New research suggests common supplement may lower risk of skin cancer by 23 percent.

Fight skin cancer for just 10 bucks a month? You can, with vitamin B3, according to new research from Australia.
The study found that nicotinamide, a form of vitamin B3, may reduce non-melanoma skin cancers by 23 percent when taken twice daily.
The research is scheduled for presentation at the upcoming annual meeting of the American Society of Clinical Oncology on May 30. Findings presented at meetings are generally considered preliminary until they've been published in a peer-reviewed journal.
"It's safe, it's almost obscenely inexpensive, and it's already widely commercially available," senior author Dr. Diona Damian, a professor of dermatology at the University of Sydney, told HealthDay.
The most common form of cancer in the U.S., 5 million cases of skin cancer are treated every year, she said.
According to Damian, earlier studies indicated that nicotinamide can provide skin cells with an energy boost, enhancing DNA repair and strengthening the skin's immune system. The researchers designed their study to test whether this would help protect against skin cancer. The study included nearly 400 high-risk patients who had had at least two non-melanoma skin cancers during the previous five years. Two thirds were men, and their average at was 66.

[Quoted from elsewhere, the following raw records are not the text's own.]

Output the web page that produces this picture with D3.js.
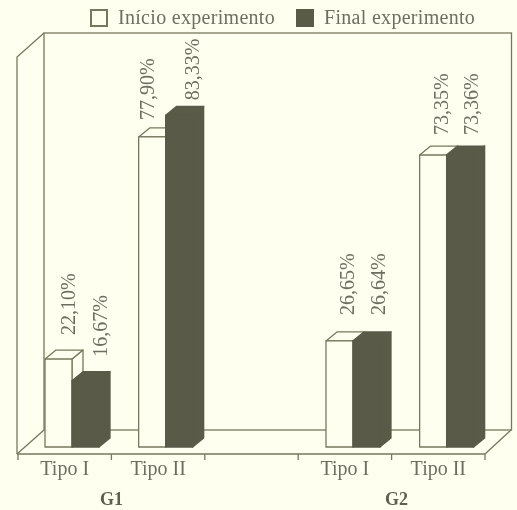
<!DOCTYPE html>
<html>
<head>
<meta charset="utf-8">
<script src="https://cdn.jsdelivr.net/npm/d3@7"></script>
<style>
  html, body { margin: 0; padding: 0; background: #fffff0; }
  svg { display: block; filter: blur(0.45px); }
</style>
</head>
<body>
<script>
// Dados do gráfico
const tipos = ["Tipo I", "Tipo II", "", "Tipo I", "Tipo II"];
const grupos = ["G1", "G2"];
const legenda = ["Início experimento", "Final experimento"];
const inicio = [22.10, 77.90, null, 26.65, 73.35];
const final = [16.67, 83.33, null, 26.64, 73.36];

const width = 517, height = 510;
const fundo = "#fffff0", escuro = "#5a5a48", linha = "#77775f", texto = "#6e6e60";
const serif = "'Liberation Serif', serif";
const prof = {x: 11, y: 9};         // profundidade das barras
const parede = {x: 26, y: 24};      // profundidade da caixa
const base = 454, topo = 57, esq = 18, dir = 485;

const svg = d3.select("body").append("svg")
  .attr("width", width).attr("height", height)
  .attr("viewBox", [0, 0, width, height])
  .style("font-family", serif);

const idx = d3.range(tipos.length);
const xEixo = d3.scaleBand().domain(idx).range([esq, dir]);
const xBarra = d3.scaleBand().domain(idx).range([45, 513.3]);
const y = d3.scaleLinear().domain([0, 100]).range([447, 49]);
const larg = 27;

// Caixa (paredes e chão)
const caixa = svg.append("g").attr("fill", "none").attr("stroke", linha).attr("stroke-width", 1.3);
caixa.append("rect")
  .attr("x", esq + parede.x).attr("y", topo - parede.y)
  .attr("width", dir - esq + 0.5).attr("height", base - topo);
caixa.append("path").attr("d", d3.line()([
  [esq - 1, base], [esq - 1, topo], [esq + parede.x, topo - parede.y]
]));
caixa.append("path").attr("d", d3.line()([
  [esq - 1, base], [esq + parede.x, base - parede.y]
]));
caixa.append("path").attr("d", d3.line()([
  [dir, base], [dir + parede.x, base - parede.y]
]));

function barra3d(g, x0, valor, preenche) {
  const yt = y(valor), yb = y(0), x1 = x0 + larg;
  const poly = pts => g.append("path").attr("d", d3.line()(pts) + "Z")
    .attr("fill", preenche).attr("stroke", preenche === escuro ? escuro : linha)
    .attr("stroke-width", 1.3).attr("stroke-linejoin", "round");
  poly([[x1, yb], [x1, yt], [x1 + prof.x, yt - prof.y], [x1 + prof.x, yb - prof.y]]);
  poly([[x0, yt], [x1, yt], [x1 + prof.x, yt - prof.y], [x0 + prof.x, yt - prof.y]]);
  poly([[x0, yb], [x1, yb], [x1, yt], [x0, yt]]);
}

// Barras
const barras = svg.append("g");
idx.filter(i => inicio[i] != null).forEach(i => {
  barra3d(barras, xBarra(i), inicio[i], fundo);
  barra3d(barras, xBarra(i) + larg, final[i], escuro);
});

// Rótulos de valor (na figura original foram colocados à mão)
const fmt = v => v.toFixed(2).replace(".", ",") + "%";
const dxInicio = {0: 23, 1: 8, 3: 21, 4: 21};
const dxFinal = {0: 28, 1: 26, 3: 25, 4: 24};
const dyInicio = {0: 24, 1: 17, 3: 26, 4: 20};
const dyFinal = {0: 24, 1: 15, 3: 26, 4: 20};
const rotulo = (x, yb, t) => svg.append("text")
  .attr("transform", `translate(${x},${yb}) rotate(-90)`)
  .attr("font-size", 20).attr("fill", texto)
  .attr("dy", "0.35em").text(t);
idx.filter(i => inicio[i] != null).forEach(i => {
  const x0 = xBarra(i);
  rotulo(x0 + dxInicio[i], y(inicio[i]) - dyInicio[i], fmt(inicio[i]));
  rotulo(x0 + larg + dxFinal[i], y(final[i]) - dyFinal[i], fmt(final[i]));
});

// Eixo
const eixo = svg.append("g").attr("transform", `translate(0,${base})`)
  .call(d3.axisBottom(xEixo).tickSize(0).tickPadding(7).tickFormat(i => tipos[i]));
eixo.select(".domain").remove();
eixo.selectAll("text")
  .attr("font-family", serif).attr("font-size", 20).attr("fill", texto);
svg.append("line").attr("x1", esq - 1).attr("x2", dir).attr("y1", base).attr("y2", base)
  .attr("stroke", linha).attr("stroke-width", 1.3);
svg.append("g").selectAll("line")
  .data(xEixo.domain().map(xEixo).concat(dir))
  .join("line")
  .attr("x1", d => d).attr("x2", d => d)
  .attr("y1", base).attr("y2", base + 6)
  .attr("stroke", linha).attr("stroke-width", 1.3);

// Grupos
svg.append("g").selectAll("text")
  .data(grupos)
  .join("text")
  .attr("x", (d, i) => (i === 0 ? xEixo(0) : xEixo(3)) + xEixo.bandwidth() + (i === 0 ? 0 : 5))
  .attr("y", 505)
  .attr("text-anchor", "middle")
  .attr("font-size", 18).attr("font-weight", "bold").attr("fill", "#5f5f50")
  .text(d => d);

// Legenda
const legX = [90, 296];
legenda.forEach((t, i) => {
  svg.append("rect")
    .attr("x", legX[i] + 1).attr("y", 10).attr("width", 16).attr("height", 16)
    .attr("fill", i === 0 ? fundo : escuro)
    .attr("stroke", i === 0 ? linha : escuro).attr("stroke-width", 2);
  svg.append("text")
    .attr("x", legX[i] + 28).attr("y", 24)
    .attr("font-size", 20).attr("fill", texto).attr("letter-spacing", 0.3)
    .text(t);
});
</script>
</body>
</html>
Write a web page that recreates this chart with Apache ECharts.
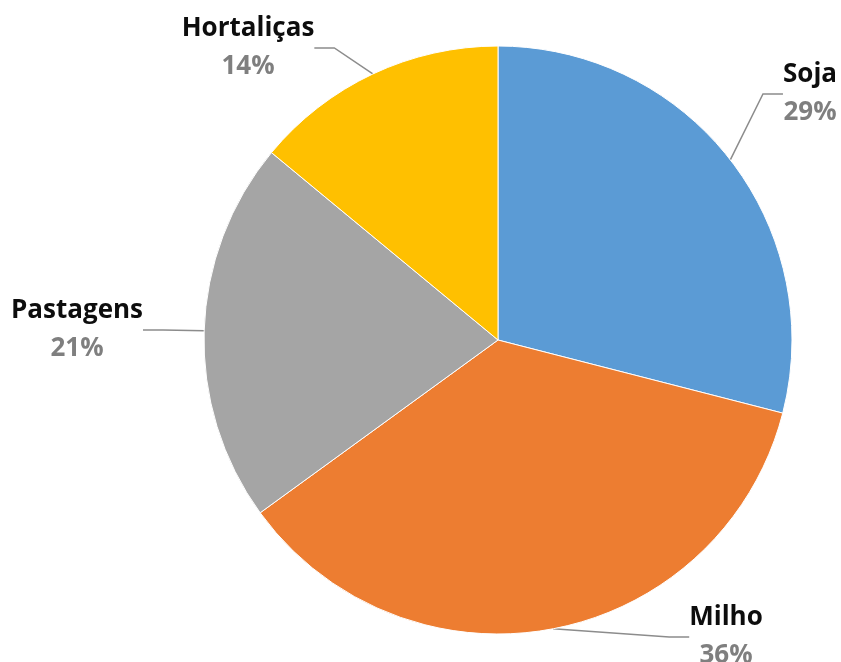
<!DOCTYPE html>
<html>
<head>
<meta charset="utf-8">
<script src="https://cdn.jsdelivr.net/npm/echarts@6/dist/echarts.min.js"></script>
<style>html,body{margin:0;padding:0;background:#fff;}#c{width:841px;height:662px;}</style>
</head>
<body>
<div id="c"></div>
<script>
const categories = ['Soja', 'Milho', 'Pastagens', 'Hortaliças'];
const values = [29, 36, 21, 14];
const percentLabels = ['29%', '36%', '21%', '14%'];
const colors = ['#5B9BD5', '#ED7D31', '#A5A5A5', '#FFC000'];
// label anchor positions (text centres)
const labelPos = [[810, 94], [726, 637], [77, 330], [248, 48]];

const chart = echarts.init(document.getElementById('c'));
chart.setOption({
  animation: false,
  backgroundColor: '#ffffff',
  series: [{
    type: 'pie',
    center: [498, 340],
    radius: 294,
    startAngle: 90,
    clockwise: true,
    data: categories.map((c, i) => ({
      name: c, value: values[i],
      itemStyle: { color: colors[i] },
      label: { formatter: '{n|' + c + '}\n{p|' + percentLabels[i] + '}' }
    })),
    itemStyle: { borderColor: '#ffffff', borderWidth: 1 },
    label: {
      show: true,
      position: 'outside',
      align: 'center',
      rich: {
        n: { fontFamily: 'Open Sans', fontWeight: 'bold', fontSize: 26, color: '#0d0d0d', lineHeight: 38, align: 'center' },
        p: { fontFamily: 'Open Sans', fontWeight: 'bold', fontSize: 26, color: '#7f7f7f', lineHeight: 38, align: 'center' }
      }
    },
    labelLine: { show: true, length: 20, length2: 20, lineStyle: { color: '#8c8c8c', width: 1.5 } },
    labelLayout: function (p) {
      const pos = labelPos[p.dataIndex];
      return { x: pos[0], y: pos[1], align: 'center', verticalAlign: 'middle' };
    }
  }]
});
</script>
</body>
</html>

Half of the group took nicotinamide twice daily for a year. The other half took a placebo. Dermatologists checked for skin cancer every three months.
The people taking nicotinamide showed quickly. “"This reduction in skin cancers seemed to start as early as the first three-month visit," Damian said. By the end of the one-year study period, new non-melanoma skin cancer rates were down 23 percent in the nicotinamide group compared to the placebo group.
Last year, a Spanish study found that a B3 derivative may prevent liver cancer in mice.